Although I would be happy if Anonymous could get merely an intellectual acceptance of the underlying principles of the criminal justice system, jurors need to also have an emotional' visceral understanding of those bedrock foundations.
Anonymous and I could probably come to an agreement as to an extrajudicial punishment for Mr. Glawson; but there is a difference between watercooler talk about what we would do and the realm of what the judicial system is to do with Mr. Glawson.
My hope is that Anonymous at Biglaw does know the difference between the street and the Law and is just trolling his/her po' country cousins-in-law. If not, it's good he/she's contained doing transactional work.

Jack

6/04/2007 11:53 PM  
Anonymous Anonymous said...

First of all, you overstate the case re: 404(b). While the "forbidden inference" does dovetail with some "due process" concepts, given the "depraved sexual instinct" rule and others, Rule 404(b) is not coterminous with "fundamentality".

Second, the issue, Jack, is not whether Glawson is going to be tried for "other matters". He is not. The issue is whether he will be tried by a jury presumed impartial or a jury that, though his own hands, may be biased against him. You overstate, and I think you know it.

Third, I am quite certain, thank you, that I know the difference between how I feel and what the law requires. I know that the law is pretty clear, in most jurisdictions, that one is not allowed to intentionally create/invite error in a trial and then complain on appeal about the error. That's what happened here.
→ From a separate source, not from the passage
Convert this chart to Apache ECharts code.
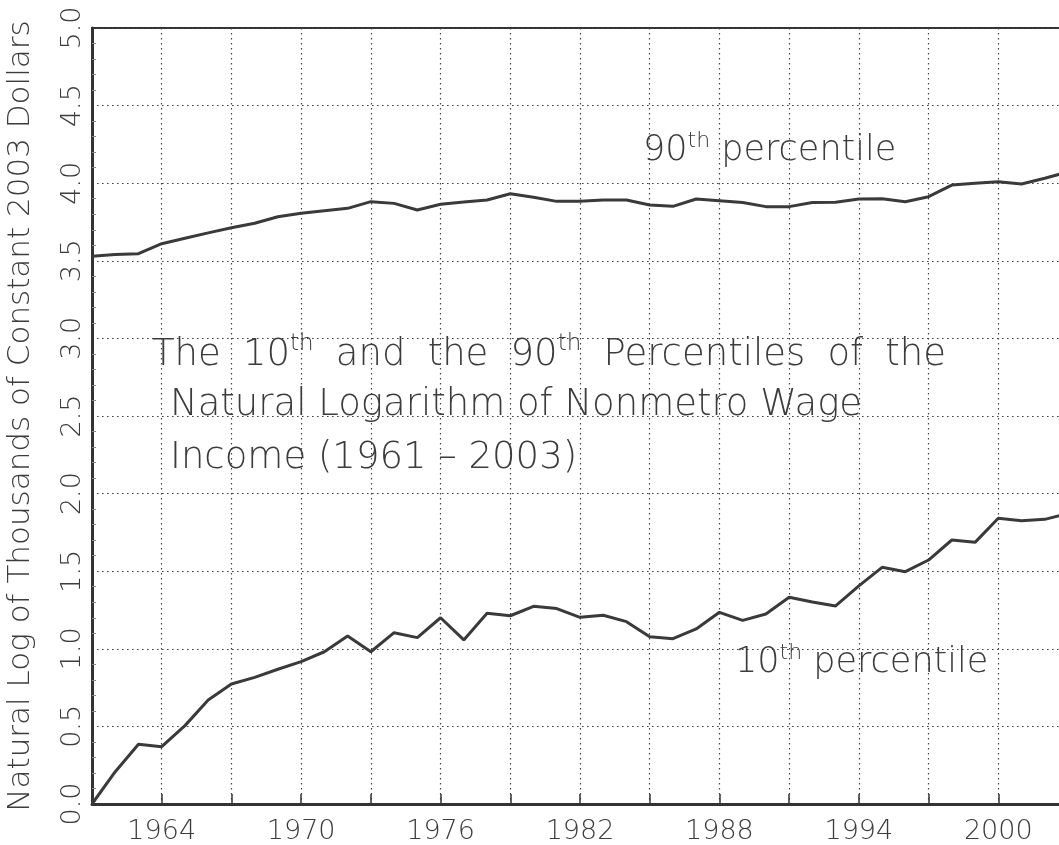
<!DOCTYPE html>
<html>
<head>
<meta charset="utf-8">
<script src="https://cdn.jsdelivr.net/npm/echarts@6/dist/echarts.min.js"></script>
<style>
html,body{margin:0;padding:0;background:#fff;}
#chart{width:1059px;height:845px;}
</style>
</head>
<body>
<div id="chart"></div>
<script>
// Years 1961..2003
const years = [];
for (let y = 1961; y <= 2003; y++) years.push(String(y));

const p90 = [3.53, 3.54, 3.546, 3.61, 3.645, 3.68, 3.713, 3.742, 3.784, 3.806,
  3.823, 3.838, 3.881, 3.870, 3.827, 3.864, 3.879, 3.892, 3.932, 3.909,
  3.883, 3.883, 3.892, 3.892, 3.860, 3.851, 3.898, 3.887, 3.875, 3.849,
  3.849, 3.875, 3.877, 3.898, 3.900, 3.881, 3.913, 3.988, 3.999, 4.010,
  3.995, 4.032, 4.073];

const p10 = [0.0, 0.208, 0.385, 0.369, 0.505, 0.670, 0.773, 0.816, 0.868, 0.917,
  0.981, 1.082, 0.981, 1.104, 1.072, 1.200, 1.057, 1.229, 1.213, 1.274,
  1.259, 1.203, 1.216, 1.175, 1.078, 1.065, 1.128, 1.235, 1.183, 1.224,
  1.332, 1.302, 1.276, 1.405, 1.525, 1.497, 1.572, 1.701, 1.686, 1.841,
  1.825, 1.834, 1.872];

const xTickLabels = ['1964', '1970', '1976', '1982', '1988', '1994', '2000'];
const yTickLabels = ['0.0', '0.5', '1.0', '1.5', '2.0', '2.5', '3.0', '3.5', '4.0', '4.5', '5.0'];

const FONT = 'DejaVu Sans';
const TXT = '#3c3c3c';
const SP = '\u2002\u200A';

const chart = echarts.init(document.getElementById('chart'), null, {renderer: 'canvas'});

const gridDot = {show: true, lineStyle: {color: '#444', width: 1.2, type: [1.6, 3.4]}};

function supRich(size, supSize, raise) {
  return {
    a: {fontFamily: FONT, fontWeight: 200, fontSize: size, fill: TXT},
    s: {fontFamily: FONT, fontWeight: 200, fontSize: supSize, fill: TXT, padding: [0, 0, raise, 0]}
  };
}

const option = {
  backgroundColor: '#ffffff',
  animation: false,
  grid: {left: 92, top: 28, width: 976, bottom: 41, outerBoundsMode: 'none', containLabel: false,
    show: true, borderColor: '#333', borderWidth: 2},
  xAxis: {
    type: 'category',
    data: years,
    boundaryGap: false,
    axisLine: {show: true, lineStyle: {color: '#333', width: 3}},
    axisTick: {show: true, inside: true, length: 10, lineStyle: {color: '#333', width: 1.5},
      interval: function (i) { return i % 3 === 0; }},
    axisLabel: {
      interval: function (i, v) { return xTickLabels.indexOf(v) >= 0; },
      formatter: function (v) { return xTickLabels.indexOf(v) >= 0 ? v : ''; },
      fontFamily: FONT, fontWeight: 200, fontSize: 27, color: TXT, margin: 14
    },
    splitLine: Object.assign({interval: function (i) { return i % 3 === 0 && i > 0; }}, gridDot)
  },
  yAxis: {
    type: 'value',
    min: 0, max: 5, interval: 0.5,
    name: 'Natural Log of Thousands of Constant 2003 Dollars',
    nameLocation: 'middle',
    nameRotate: 90,
    nameGap: 56,
    nameTextStyle: {fontFamily: FONT, fontWeight: 200, fontSize: 31, color: TXT},
    axisLine: {show: true, lineStyle: {color: '#333', width: 3}},
    axisTick: {show: false, inside: true},
    minorTick: {show: true, splitNumber: 5, length: 4, lineStyle: {color: '#888', width: 1}},
    axisLabel: {
      rotate: 90,
      formatter: function (v) { return yTickLabels[Math.round(v * 2)]; },
      fontFamily: FONT, fontWeight: 200, fontSize: 27, color: TXT, margin: 6
    },
    splitLine: gridDot
  },
  series: [
    {name: '90th percentile', type: 'line', data: p90, showSymbol: false, symbol: 'none',
      lineStyle: {color: '#3a3a3a', width: 3}},
    {name: '10th percentile', type: 'line', data: p10, showSymbol: false, symbol: 'none',
      lineStyle: {color: '#3a3a3a', width: 3}}
  ],
  graphic: [
    {type: 'text', left: 152, top: 333, z: 100,
      style: {text: '{a|The' + SP + '10}{s|th}{a|' + SP + 'and' + SP + 'the' + SP + '90}{s|th}{a|' + SP + 'Percentiles' + SP + 'of' + SP + 'the}',
        rich: supRich(37, 23, 22)}},
    {type: 'text', left: 170, top: 387, z: 100,
      style: {text: 'Natural Logarithm of Nonmetro Wage', fontFamily: FONT, fontWeight: 200, fontSize: 37, fill: TXT}},
    {type: 'text', left: 170, top: 440, z: 100,
      style: {text: 'Income (1961 \u2013 2003)', fontFamily: FONT, fontWeight: 200, fontSize: 37, fill: TXT}},
    {type: 'text', left: 643, top: 130, z: 100,
      style: {text: '{a|90}{s|th}{a| percentile}', rich: supRich(35, 22, 20)}},
    {type: 'text', left: 735, top: 642, z: 100,
      style: {text: '{a|10}{s|th}{a| percentile}', rich: supRich(35, 22, 20)}}
  ]
};
chart.setOption(option);
</script>
</body>
</html>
Fourth, re: state mistrial. So what? While I agree that there are some pretty egregious mistrials caused by the state, you present false equality. First, the state isn;t usually the one moving for a mistrial after it caused the harm and second, proof of intent is pretty easy, when some jerk slugs a juror, unlike a mistake at trial. A weak argument, counselor.

Fifth, I can call the guy a criminal all I want. He is. And I can point out the waste of scarce resources--something which courts can take into consideration.

Sixth, and most importantly, nowhere in the Constitution that I read does it remotely state that someone gets to interfere with a trial and then, as a result of his interference, get a new one. Nowhere. You can wrap yourself up in the "due process" etc. etc., but the bottom line is that nothing requires this result, other than a soft spot in some judge's heart for some criminal (oh, excuse me, the "accused").

Eighth, you completely goatrope the issue re: Constitutionality. Defendants waive fundamental constitutional rights all the time, either intentionally (i.e., a guilty plea) or by neglect (failure to object--whatever). There can be such a thing as waiver by slugging juror.

If this were a purely federal constitutional issue and were up to the Supreme Court on direct appeal, I predict Glawson would lose 8-1 or 9-0. This is an easy case. The Constitution does not say a word about explicit waivers of any rights, other than the three rights in the standard colloquy in a plea agreement. Moreover, the Constitution does not require the state to give a guy who slugs a juror a do-over.

Jack, if you think so, you are a true believer.